Disons-le clairement : ce livre n'est pas pour tout le monde. Il est même réservé à un certain public extrêmement averti. Peut-être pas celui auquel vous pensez, mais pour en tirer un certain (plus ou moins grand) plaisir, un niveau minimal est requis.
Nous sommes dans un roman futuriste, transhumaniste, post-humaniste, prospectiviste et j'arrête-là l'inventaire. C'est traité sous un angle hard science (HARD SF, puisque c'est une fiction), c’est-à-dire que tout ce qui est énoncé est issu de spéculations "éminentes" et pourrait réellement se produire.
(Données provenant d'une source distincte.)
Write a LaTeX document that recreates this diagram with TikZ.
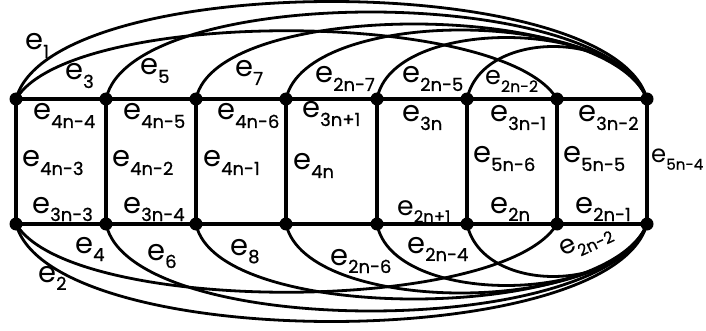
\documentclass[tikz,border=0pt]{standalone}
\usepackage{fontspec}
\setmainfont{Poppins}
\newfontfamily\subf{Poppins}[FakeBold=0.8]
\newcommand{\elab}[1]{e\raisebox{-8pt}{\subf\fontsize{18}{18}\selectfont #1}}
\begin{document}
\begin{tikzpicture}[x=1pt,y=-1pt,
  vtx/.style={circle,fill=black,inner sep=0pt,minimum size=13pt},
  edge/.style={line width=3.2pt},
  arc/.style={line width=2.8pt},
  lab/.style={anchor=base west,inner sep=0pt,font=\fontsize{29}{29}\selectfont}]
\useasboundingbox (0,0) rectangle (706,331);
\foreach \i/\x in {1/16,2/106,3/196,4/286,5/377,6/467,7/557,8/647}{
  \node[vtx] (u\i) at (\x,99) {};
  \node[vtx] (w\i) at (\x,224) {};
}
\draw[edge] (u1.center) -- (u8.center);
\draw[edge] (w1.center) -- (w8.center);
\foreach \i in {1,...,8} \draw[edge] (u\i.center) -- (w\i.center);
% top arcs
\draw[arc] (u1.center) .. controls +(35,-130) and +(-35,-130) .. (u8.center);
\draw[arc] (u1.center) .. controls +(55,-91) and +(-55,-91) .. (u7.center);
\draw[arc] (u2.center) .. controls +(25,-116) and +(-40,-116) .. (u8.center);
\draw[arc] (u3.center) .. controls +(20,-100) and +(-40,-100) .. (u8.center);
\draw[arc] (u4.center) .. controls +(20,-92) and +(-35,-92) .. (u8.center);
\draw[arc] (u5.center) .. controls +(15,-82) and +(-30,-82) .. (u8.center);
\draw[arc] (u6.center) .. controls +(15,-70) and +(-25,-70) .. (u8.center);
% bottom arcs
\draw[arc] (w1.center) .. controls +(35,130) and +(-35,130) .. (w8.center);
\draw[arc] (w1.center) .. controls +(55,91) and +(-55,91) .. (w7.center);
\draw[arc] (w2.center) .. controls +(25,116) and +(-40,116) .. (w8.center);
\draw[arc] (w3.center) .. controls +(20,100) and +(-40,100) .. (w8.center);
\draw[arc] (w4.center) .. controls +(20,92) and +(-35,92) .. (w8.center);
\draw[arc] (w5.center) .. controls +(15,82) and +(-30,82) .. (w8.center);
\draw[arc] (w6.center) .. controls +(15,70) and +(-25,70) .. (w8.center);
% labels
\node[lab] (l1) at (25,50) {\elab{1}};
\node[lab] (l3) at (65,80) {\elab{3}};
\node[lab] (l5) at (140,75) {\elab{5}};
\node[lab] (l7) at (235,77) {\elab{7}};
\node[lab] (l2n7) at (315,83) {\elab{2n-7}};
\node[lab] (l2n5) at (402,83) {\elab{2n-5}};
\node[lab,scale=0.88] (l2n2t) at (485,85) {\elab{2n-2}};
\node[lab] (l4n4) at (33,120) {\elab{4n-4}};
\node[lab] (l4n5) at (123,120) {\elab{4n-5}};
\node[lab] (l4n6) at (217,120) {\elab{4n-6}};
\node[lab] (l3n1p) at (302,118) {\elab{3n+1}};
\node[lab] (l3n) at (402,122) {\elab{3n}};
\node[lab] (l3n1) at (490,122) {\elab{3n-1}};
\node[lab] (l3n2) at (578,122) {\elab{3n-2}};
\node[lab] (l4n3) at (22,167) {\elab{4n-3}};
\node[lab] (l4n2) at (112,167) {\elab{4n-2}};
\node[lab] (l4n1) at (203,167) {\elab{4n-1}};
\node[lab] (l4n) at (293,170) {\elab{4n}};
\node[lab] (l5n6) at (473,163) {\elab{5n-6}};
\node[lab] (l5n5) at (563,163) {\elab{5n-5}};
\node[lab,scale=0.84] (l5n4) at (651,163) {\elab{5n-4}};
\node[lab] (l3n3) at (32,213) {\elab{3n-3}};
\node[lab] (l3n4) at (123,213) {\elab{3n-4}};
\node[lab,scale=0.92] (l2n1p) at (397,215) {\elab{2n+1}};
\node[lab] (l2n) at (490,213) {\elab{2n}};
\node[lab] (l2n1) at (575,213) {\elab{2n-1}};
\node[lab] (l4) at (75,253) {\elab{4}};
\node[lab] (l2) at (38,282) {\elab{2}};
\node[lab] (l6) at (147,260) {\elab{6}};
\node[lab] (l8) at (230,255) {\elab{8}};
\node[lab] (l2n6) at (330,265) {\elab{2n-6}};
\node[lab] (l2n4) at (407,253) {\elab{2n-4}};
\node[lab,rotate=25,scale=0.9] (l2n2b) at (563,257) {\elab{2n-2}};
\end{tikzpicture}
\end{document}
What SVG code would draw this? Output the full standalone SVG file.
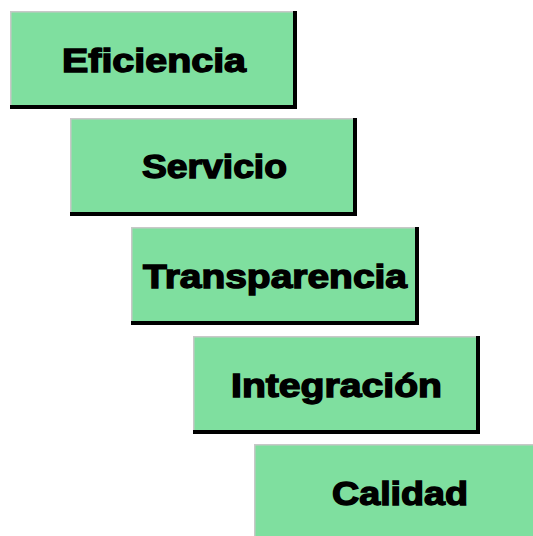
<svg xmlns="http://www.w3.org/2000/svg" width="533" height="536" viewBox="0 0 533 536">
<style>
.shadow{fill:#000000;}
.box{fill:#7FDF9F;}
.edge{fill:none;stroke:#C8C8C8;stroke-width:1.5;}
.lbl{font-family:"Liberation Sans",Arial,sans-serif;font-weight:bold;font-size:33px;fill:#000;stroke:#000;stroke-width:1.4;}
</style>
<rect width="533" height="536" fill="#ffffff"/>
<g id="connectors"></g>
<g id="eficiencia">
<rect class="shadow" x="10" y="11" width="287" height="98"/>
<rect class="box" x="10" y="11" width="283" height="94"/>
<path class="edge" d="M10.75 105V11.75H293"/>
<text class="lbl" x="62" y="72" textLength="184" lengthAdjust="spacingAndGlyphs">Eficiencia</text>
</g>
<g id="servicio">
<rect class="shadow" x="70" y="118" width="287" height="98"/>
<rect class="box" x="70" y="118" width="283" height="94"/>
<path class="edge" d="M70.75 212V118.75H353"/>
<text class="lbl" x="142" y="178" textLength="145" lengthAdjust="spacingAndGlyphs">Servicio</text>
</g>
<g id="transparencia">
<rect class="shadow" x="131" y="227" width="288" height="98"/>
<rect class="box" x="131" y="227" width="284" height="94"/>
<path class="edge" d="M131.75 321V227.75H415"/>
<text class="lbl" x="143" y="288" textLength="264" lengthAdjust="spacingAndGlyphs">Transparencia</text>
</g>
<g id="integracion">
<rect class="shadow" x="193" y="336" width="287" height="98"/>
<rect class="box" x="193" y="336" width="283" height="94"/>
<path class="edge" d="M193.75 430V336.75H476"/>
<text class="lbl" x="231" y="397" textLength="211" lengthAdjust="spacingAndGlyphs">Integración</text>
</g>
<g id="calidad">
<rect class="shadow" x="254" y="444" width="287" height="98"/>
<rect class="box" x="254" y="444" width="283" height="94"/>
<path class="edge" d="M254.75 538V444.75H537"/>
<text class="lbl" x="332" y="505" textLength="136" lengthAdjust="spacingAndGlyphs">Calidad</text>
</g>
</svg>
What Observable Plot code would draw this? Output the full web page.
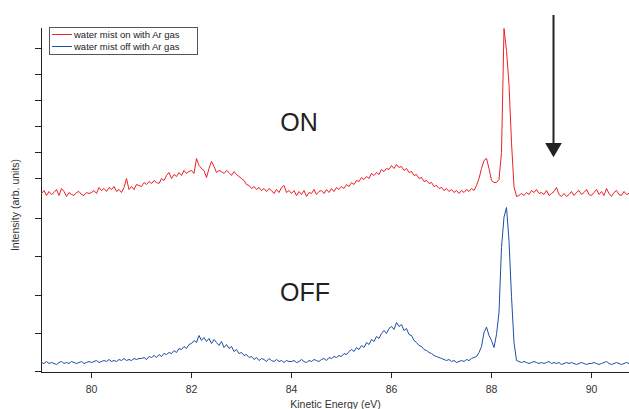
<!DOCTYPE html>
<html><head><meta charset="utf-8">
<script src="https://cdn.jsdelivr.net/npm/d3@7"></script>
<script src="https://cdn.jsdelivr.net/npm/@observablehq/plot@0.6"></script>
<style>
body{margin:0;background:#fff;font-family:"Liberation Sans",Arial,sans-serif;}
#wrap{position:relative;width:629px;height:409px;}
#legend{position:absolute;left:49px;top:27px;width:147px;height:26px;border:1px solid #555;background:#fff;font-size:9.5px;color:#222;}
.row{position:absolute;left:2px;height:12px;display:flex;align-items:center;white-space:nowrap;}
.sw{width:20px;height:1px;margin-right:2px;}
#ylab{position:absolute;left:15px;top:205px;transform:translate(-50%,-50%) rotate(-90deg);font-size:10.5px;white-space:nowrap;color:#333;}
</style></head><body><div id="wrap"></div>
<script>
// Spectra sampled every 0.05 eV from 79.00 eV (arb. units)
const eStart = 79.0, eStep = 0.05;
const seriesNames = ["water mist on with Ar gas", "water mist off with Ar gas"];
const seriesColors = ["#ee1f26", "#1f4fa3"];
const onValues = [
  89.5, 91, 88.5, 90.5, 89, 90, 91.5, 88.5, 92, 90.5, 88, 90, 89, 88.5, 90, 90.5, 89, 88.5, 90, 89.5,
  90, 91, 89.5, 92.5, 91, 92, 90.5, 92.5, 91.5, 93, 90.5, 91.5, 90, 92.5, 97, 91.5, 93, 91.5, 94, 93.5,
  93, 95, 94, 95.5, 94.5, 96, 95, 94.5, 97, 96, 98.5, 100, 97, 99, 98, 100, 98.5, 101, 99.5, 100.5,
  101, 99.5, 107, 103.5, 102, 101, 97.5, 102, 105.5, 103, 100, 101, 100.5, 99.5, 101, 100, 98.5, 100.5, 99, 98,
  97, 96, 94, 93.5, 92, 93, 91.5, 92.5, 91, 92, 90.5, 92, 91, 89.5, 91.5, 90, 92.5, 93.5, 90, 91,
  89.5, 91, 88.5, 90.5, 89, 91, 88, 90, 89.5, 91.5, 89, 90.5, 91, 89.5, 91.5, 90, 92, 90.5, 92.5, 91.5,
  93, 92, 94, 93, 95, 94, 96, 95.5, 97.5, 96.5, 98, 97, 99.5, 98.5, 100, 99, 101.5, 100.5, 102, 101.5,
  103.5, 102, 104, 102.5, 103, 101, 102, 100, 100.5, 98.5, 99, 97, 97.5, 95.5, 96, 94.5, 95, 93, 93.5, 92,
  92.5, 91, 92, 90.5, 91.5, 90, 91, 89.5, 91, 90, 91.5, 90.5, 92, 91, 93.5, 97, 102, 106, 107, 102,
  96, 95, 95, 96.5, 110, 172, 161, 144, 115, 93, 88, 88.5, 89.5, 88.5, 90, 89, 91, 90, 91.5, 89.5,
  90, 89, 91, 88.5, 89.5, 90.5, 92.5, 89, 88, 89.5, 88, 89, 90.5, 88.5, 90, 91, 89, 90, 91.5, 89,
  88.5, 90, 91.5, 89, 90.5, 88.5, 92, 89.5, 88, 90, 91, 89, 88.5, 90.5, 89, 89.5, 91
];
const offValues = [
  5, 4.5, 5.5, 4.5, 5, 4.5, 4, 5, 5.5, 4.5, 5, 4.5, 5.5, 5, 4.5, 5, 5.5, 4.5, 5, 5.5,
  5, 5.5, 6, 5, 5.5, 6, 5.5, 6.5, 5.5, 6, 5.5, 6.5, 6, 7, 6, 6.5, 6, 7, 6.5, 7,
  7, 7.5, 6.5, 8, 7.5, 8.5, 7.5, 9, 8, 9.5, 9, 10, 9.5, 11, 10, 12, 11.5, 13, 12, 14,
  14.5, 16, 15, 18.5, 16, 17.5, 15.5, 17, 14.5, 16.5, 15, 13.5, 15.5, 12.5, 14, 12, 13, 10.5, 11.5, 9.5,
  10, 8.5, 9, 7.5, 8, 6.5, 7.5, 6, 7, 6.5, 5.5, 7, 6, 5.5, 6.5, 5.5, 6, 5, 6, 5.5,
  5.5, 6, 5, 5.5, 6.5, 5.5, 5, 6, 5.5, 6.5, 6, 5.5, 6.5, 7, 6, 7.5, 7, 8, 7.5, 8.5,
  8, 9.5, 9, 10.5, 11.5, 10.5, 12.5, 11.5, 13.5, 12.5, 15, 14, 16.5, 15.5, 18, 17, 19.5, 21, 19.5, 22,
  23, 21.5, 25, 23, 24, 21, 22, 19, 18.5, 16, 15, 13.5, 13, 11.5, 11, 10, 9.5, 8.5, 8, 7.5,
  7, 6.5, 6, 6.5, 5.5, 6, 5, 5.5, 6, 5.5, 6.5, 6, 7, 7.5, 8, 10, 13, 20, 22.7, 18.5,
  16, 12.5, 19, 30, 62.5, 77.7, 82.5, 66, 38, 15, 6, 5.5, 5, 5.5, 5, 4.5, 5, 5.5, 5, 4.5,
  5, 4.5, 5, 5.5, 4.5, 5, 4.5, 5, 4, 4.5, 5, 4.5, 5, 4.5, 4, 4.5, 5, 4.5, 4, 4.5,
  4.5, 5, 4.5, 4, 4.5, 5, 5.5, 4.5, 4, 4.5, 5, 4.5, 4, 4.5, 5, 4.5, 4.5
];
const xTicks = [80, 82, 84, 86, 88, 90];
const yTicksOn = [97, 110, 123, 136, 149, 162];
const yTicksOff = [0.5, 19.5, 38.5, 58, 77];
const axisTop = 172;
const panelLabels = ["ON", "OFF"];
const panelLabelX = [84.15, 84.27];
const panelLabelY = [121, 36];
const arrowX = [89.24];
const arrowTop = [178.5];
const arrowShaftEnd = [114.5];
const arrowHead = [112.4];

const onData = onValues.map((v, i) => ({e: eStart + i * eStep, v}));
const offData = offValues.map((v, i) => ({e: eStart + i * eStep, v}));
const labelData = panelLabels.map((t, i) => ({t, x: panelLabelX[i], y: panelLabelY[i]}));
const arrowData = arrowX.map((x, i) => ({x, top: arrowTop[i], end: arrowShaftEnd[i], head: arrowHead[i]}));

const chart = Plot.plot({
  width: 629, height: 409,
  marginLeft: 41, marginRight: 0, marginTop: 0, marginBottom: 37,
  x: {domain: [79, 90.76]},
  y: {domain: [0, 186]},
  style: {fontFamily: '"Liberation Sans", Arial, sans-serif', fontSize: "10.5px", color: "#222", background: "white"},
  marks: [
    Plot.axisX({ticks: xTicks, tickSize: 6, tickPadding: 7, label: "Kinetic Energy (eV)", labelAnchor: "center", labelArrow: "none", labelOffset: 35, fill: "#333"}),
    Plot.axisY({ticks: [...yTicksOn, ...yTicksOff], tickSize: 6, tickFormat: () => "", label: null}),
    Plot.ruleY([0], {stroke: "#222"}),
    Plot.ruleX([79], {y1: 0, y2: axisTop, stroke: "#222"}),
    Plot.line(onData, {x: "e", y: "v", stroke: seriesColors[0], strokeWidth: 1}),
    Plot.line(offData, {x: "e", y: "v", stroke: seriesColors[1], strokeWidth: 1}),
    Plot.text(labelData, {x: "x", y: "y", text: "t", fontSize: 25, textAnchor: "middle", lineAnchor: "bottom", fill: "#222"}),
    Plot.ruleX(arrowData, {x: "x", y1: "top", y2: "end", stroke: "#222", strokeWidth: 2}),
    Plot.dot(arrowData, {x: "x", y: "head", symbol: "triangle", rotate: 180, r: 6.2, fill: "#222", stroke: "none"})
  ]
});
const wrap = document.getElementById("wrap");
wrap.appendChild(chart);
const lg = document.createElement("div");
lg.id = "legend";
seriesNames.forEach((n, i) => {
  const row = document.createElement("div");
  row.className = "row";
  row.style.top = (i * 12) + "px";
  row.innerHTML = `<span class="sw" style="background:${seriesColors[i]}"></span><span>${n}</span>`;
  lg.appendChild(row);
});
wrap.appendChild(lg);
const yl = document.createElement("div");
yl.id = "ylab";
yl.textContent = "Intensity (arb. units)";
wrap.appendChild(yl);
</script>
</body></html>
Cela génère un énorme choc, à la limite du documentaire dans/sur le futur ou de l'essai. En supposant que la singularité soit acceptée comme un possible (déjà survenue, à venir, simple ou multiple).
Détails pour ceux qui n'ont pas quitté la page :
En premier lieu, c'est un pavé de 750 pages qui semblent écrites assez gros mais qui ne défilent pas si vite que cela. En cause, des phrases alambiquées très longues et parfois à plusieurs niveaux, utilisant en outre un vocabulaire non courant (j'y reviendrai). Ce n'est pas la totalité des phrases et il y a des passages qui se lisent très vite et sont plutôt simples, mais ce n'est qu'une infime partie du livre. Et il faut le reconnaître, il y a des phrases qu'il faut relire et certaines qui nous laissent sur notre faim. C'est parfois si abstrait qu'à mon avis seul l'auteur a compris ce qu'il a écrit (et encore, le doute est possible).
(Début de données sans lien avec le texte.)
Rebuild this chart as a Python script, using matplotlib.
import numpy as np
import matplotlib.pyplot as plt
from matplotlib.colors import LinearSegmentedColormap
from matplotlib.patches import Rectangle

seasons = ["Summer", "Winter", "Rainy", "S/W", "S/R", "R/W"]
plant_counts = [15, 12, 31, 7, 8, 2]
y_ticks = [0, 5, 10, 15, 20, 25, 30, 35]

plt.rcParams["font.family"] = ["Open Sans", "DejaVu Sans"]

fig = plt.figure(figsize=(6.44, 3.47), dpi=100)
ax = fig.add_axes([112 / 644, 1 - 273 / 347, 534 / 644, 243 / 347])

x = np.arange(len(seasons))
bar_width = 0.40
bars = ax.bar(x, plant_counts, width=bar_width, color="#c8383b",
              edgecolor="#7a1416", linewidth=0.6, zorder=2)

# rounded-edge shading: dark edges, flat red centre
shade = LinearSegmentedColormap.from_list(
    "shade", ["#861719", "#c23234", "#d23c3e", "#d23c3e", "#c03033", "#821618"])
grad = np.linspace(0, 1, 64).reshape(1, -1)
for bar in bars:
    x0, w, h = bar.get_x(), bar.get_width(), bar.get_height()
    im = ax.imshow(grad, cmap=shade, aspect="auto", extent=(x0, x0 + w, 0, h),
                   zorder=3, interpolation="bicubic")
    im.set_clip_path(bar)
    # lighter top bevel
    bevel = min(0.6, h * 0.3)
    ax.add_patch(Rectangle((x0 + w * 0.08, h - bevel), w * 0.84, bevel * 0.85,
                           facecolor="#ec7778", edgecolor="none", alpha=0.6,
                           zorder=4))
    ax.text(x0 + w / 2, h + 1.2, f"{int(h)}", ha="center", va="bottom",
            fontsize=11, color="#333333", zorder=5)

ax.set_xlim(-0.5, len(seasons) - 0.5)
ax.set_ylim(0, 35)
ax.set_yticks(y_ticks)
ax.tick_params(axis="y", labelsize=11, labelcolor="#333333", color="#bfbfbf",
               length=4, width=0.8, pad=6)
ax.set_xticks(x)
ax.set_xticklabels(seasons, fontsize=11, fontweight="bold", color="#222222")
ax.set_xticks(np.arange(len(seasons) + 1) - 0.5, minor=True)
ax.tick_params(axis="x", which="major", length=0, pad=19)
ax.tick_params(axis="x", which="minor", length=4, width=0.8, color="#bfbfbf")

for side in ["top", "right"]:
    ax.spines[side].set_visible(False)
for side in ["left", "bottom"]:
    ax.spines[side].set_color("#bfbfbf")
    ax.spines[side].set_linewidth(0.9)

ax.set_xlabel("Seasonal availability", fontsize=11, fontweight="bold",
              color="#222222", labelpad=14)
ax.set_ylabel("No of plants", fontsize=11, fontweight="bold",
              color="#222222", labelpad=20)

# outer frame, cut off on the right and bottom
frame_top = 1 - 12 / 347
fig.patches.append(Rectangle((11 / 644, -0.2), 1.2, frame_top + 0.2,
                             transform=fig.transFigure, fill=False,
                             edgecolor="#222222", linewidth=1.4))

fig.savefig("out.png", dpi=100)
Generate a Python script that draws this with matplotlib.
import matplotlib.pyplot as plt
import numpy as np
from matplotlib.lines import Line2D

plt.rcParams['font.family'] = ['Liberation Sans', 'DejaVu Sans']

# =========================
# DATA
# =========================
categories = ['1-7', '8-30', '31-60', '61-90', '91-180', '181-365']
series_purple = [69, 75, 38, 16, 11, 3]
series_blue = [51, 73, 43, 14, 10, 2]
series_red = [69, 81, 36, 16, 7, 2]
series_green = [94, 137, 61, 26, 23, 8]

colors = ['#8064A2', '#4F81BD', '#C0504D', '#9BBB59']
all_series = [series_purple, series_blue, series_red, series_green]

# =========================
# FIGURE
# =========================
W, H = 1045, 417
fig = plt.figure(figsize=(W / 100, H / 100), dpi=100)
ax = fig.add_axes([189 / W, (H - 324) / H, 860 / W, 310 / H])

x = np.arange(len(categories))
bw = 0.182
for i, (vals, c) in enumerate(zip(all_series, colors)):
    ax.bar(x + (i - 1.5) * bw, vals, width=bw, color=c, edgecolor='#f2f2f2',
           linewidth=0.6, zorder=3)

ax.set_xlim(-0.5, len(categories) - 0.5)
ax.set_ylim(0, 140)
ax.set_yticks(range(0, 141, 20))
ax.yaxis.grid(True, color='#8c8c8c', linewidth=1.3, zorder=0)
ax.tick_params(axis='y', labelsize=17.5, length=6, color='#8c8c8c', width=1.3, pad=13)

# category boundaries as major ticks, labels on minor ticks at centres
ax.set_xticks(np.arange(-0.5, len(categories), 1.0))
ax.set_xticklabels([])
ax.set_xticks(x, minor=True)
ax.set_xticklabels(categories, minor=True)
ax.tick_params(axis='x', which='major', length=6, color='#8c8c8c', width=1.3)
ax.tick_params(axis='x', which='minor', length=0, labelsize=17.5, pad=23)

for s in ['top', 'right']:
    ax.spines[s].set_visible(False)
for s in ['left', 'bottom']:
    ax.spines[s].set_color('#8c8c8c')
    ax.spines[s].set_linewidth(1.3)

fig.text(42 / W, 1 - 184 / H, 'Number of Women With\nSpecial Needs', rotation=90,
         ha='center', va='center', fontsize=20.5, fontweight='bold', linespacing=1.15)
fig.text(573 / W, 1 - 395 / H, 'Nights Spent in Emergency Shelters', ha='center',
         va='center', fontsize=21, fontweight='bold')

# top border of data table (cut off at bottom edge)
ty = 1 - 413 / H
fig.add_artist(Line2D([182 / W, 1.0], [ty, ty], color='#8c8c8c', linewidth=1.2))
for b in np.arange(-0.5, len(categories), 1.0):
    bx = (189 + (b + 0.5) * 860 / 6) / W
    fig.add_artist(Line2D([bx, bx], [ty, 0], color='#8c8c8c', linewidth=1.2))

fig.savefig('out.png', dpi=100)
Personne ne peut échapper au glossaire de 50 pages qui se répartit entre des mots tirés de l'informatique, de la cosmologie, la physique (quantique, relativiste), des inventions de l'auteur ou de prospectivistes et post-humanistes ou transhumanistes à un stade avancé de décomposition. Cela signifie que lors de notre lecture, toutes les pages ou presque - surtout au début - il y a un mot (signalé par un astérisque) renvoyant au glossaire. Et, bien évidemment, ces mots sont souvent des néologismes ou des composés uniquement utilisés dans des sphères de population très restreintes. Par exemple "exaquops" est l'équivalent du MIPS pour l'informatique quantique. Si vous n'avez jamais entendu parler de MIPS, ce n'est pas grave, mais c'est un des exemples les plus simples ! Etant assez expérimenté après 40 ans d'informatique, j'ai encore découvert beaucoup de choses.
Et ce n'est pas fini, beaucoup de matières y passent. Parmi celles que je n'ai pas citées, il y a en premier lieu l'économie et cela devient compliqué quand elle est mêlée à l'énergie ou l'informatique et qu'une société correspond quasiment à un ensemble de données. La matière prend, elle aussi, une valeur informatique.
La première partie du livre ressemble à un roman cyberpunk ; la deuxième démarre en Space Opera tout à fait renversant. Pour la troisième, je ne vous révèlerai pas grand-chose.
Sachez juste que l'aventure se déroule sur quasiment toutes les décennies de notre siècle et que l'accelerando est exponentiel en ce qui concerne la plupart des technologies.
Chose étrange, il y a quelques évolutions qui vont nettement moins vite que d'autres alors qu'on aurait pu supposer encore plus. Par ailleurs, l'attachement au corps humain est très surprenant. Mais pourquoi pas, nous devons nous laisser mener par l'auteur. Ce n'est pas la pire des choses au milieu de ces révolutions annoncées ! Notamment, les sphères de Dyson (donc le démantèlement de planètes) et l'échelle de Kardachev, avec lesquelles je ne suis pas d'accord, mais je posterai un article à ce sujet.
Pour quiconque recherche une sorte de descriptif de ce que pourrait être l'avenir, c'est un bonheur de découvrir autant de supputations, toutes étayées par des études récentes. A contrario, nous avons l'impression d'entrer dans un traité, une sorte d'état de l'art du futurisme. Il a fallu cinq ans à l'auteur pour réaliser ce livre, je comprends pourquoi.
Cela va loin, très, très loin. A la fin de ce livre, il faut prier pour que la singularité ne soit qu'une lubie de doux dingue. Aucun personnage du livre ne s'est vraiment montré heureux. Nous sommes restés focalisés sur une famille particulière sans réellement nous attarder sur les autres, cela nous laisse un grand malaise. Il manque une réelle histoire, au sens romanesque, et l'on a parfois l'impression qu'il y a des manques, comme des détails avec certaines entités évoluées et des interactions avec elles.
Content de l'avoir lu, indispensable à ma culture car je veux tout savoir et connaître sur ces thèmes.